At a Pentagon news conference on Monday, Mr. Gates praised General McKiernan for what he called his “long and distinguished” service, but said of Afghanistan, “Our mission there requires new thinking and new approaches by our military leaders.” General McKiernan served in his current command for only 11 months, about half the length of such tours.

Adm. Mike Mullen, chairman of the Joint Chiefs of Staff, joined Mr. Gates in making the announcement.

The change also reflects the influence of Gen. David H. Petraeus, who took over last fall as the top American commander for Iraq and Afghanistan. General Petraeus served under General McKiernan in Iraq only to surpass him quickly in his rise through the ranks. The defense officials said the two men did not develop a bond after General Petraeus inherited General McKiernan as his Afghanistan commander.

While his unblemished record included service in the former Yugoslavia, General McKiernan found himself unable to win support from the two most recent defense secretaries. As the commander of allied ground forces during the invasion of Iraq, General McKiernan differed with the Pentagon leadership and with his commander, Gen. Tommy R. Franks, when he joined a circle of Army officers who advocated many more troops than were ordered to the region.

Robert Gibbs, the White House press secretary, said Mr. Obama agreed with the recommendation from Mr. Gates and Admiral Mullen that “the implementation of a new strategy in Afghanistan called for new military leadership.” The president praised General McKiernan’s leadership, but said it was time for a “change of direction in Afghanistan.”

The president met with Mr. Gates in the Oval Office on Monday, but aides declined to provide details of their discussions.

A senior administration official said that last week, Mr. Gates asked the president for his approval to remove General McKiernan and the president agreed. Mr. Gates then officially delivered the news of his final decision over dinner last Wednesday night with General McKiernan at Camp Eggers, the American military headquarters in Kabul, Afghanistan.

Mr. Gates said General McChrystal would be assisted by a deputy commander, Lt. Gen. David M. Rodriguez, who is to serve in a new position with responsibility for the day-to-day management of the war. General Rodriguez had a previous tour in eastern Afghanistan as commander of the 82nd Airborne.

A West Point graduate from the class of 1976, General McChrystal is himself a Green Beret and a Ranger, as well as a veteran Special Operations commander. One spot on General McChrystal’s generally sterling military record came in 2007, when a Pentagon investigation into the accidental shooting death in 2004 of Cpl. Pat Tillman by fellow Army Rangers in Afghanistan held General McChrystal accountable for inaccurate information provided by Corporal Tillman’s unit in recommending him for a Silver Star.

The information wrongly suggested that Corporal Tillman, a professional football player whose decision to enlist in the Army after the Sept. 11 attacks drew national attention, had been killed by enemy fire.

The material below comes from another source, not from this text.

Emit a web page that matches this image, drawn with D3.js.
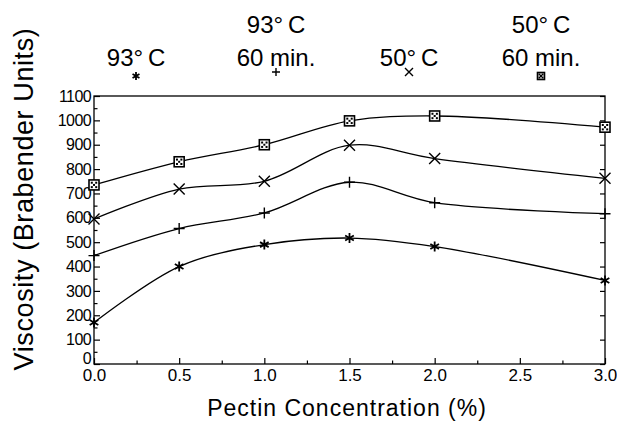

In recent work as director of the Joint Staff, General McChrystal has developed a plan to select a group of some 400 troops and officers to go back and forth from assignments in the region and the United States. While at home, the troops and officers would continue in their military jobs and work on some aspect of Afghan strategy, training or operations. The troops would remain in the cadre for three to five years, depending on the job. The approach is similar to the way General McChrystal ran Special Operations forces.

Most troops now deploy to Afghanistan for about a year or less without any formal training in the region before they go. They often move on to unrelated jobs when their Afghan tours end.

“The idea is to develop a group of people who give you continuity, expertise and relationships. They know each other plus the people they’re going to work with,” said a senior military official who has worked closely on the plan. “As they build relationships among themselves, relationships with Afghan partners and relationships with Afghan units, their relative effectiveness is just going to go up.”

The official said that the program, which Admiral Mullen has approved, should be up and running within 60 days after details are worked out, and its effects would be noticeable in Afghanistan within six months.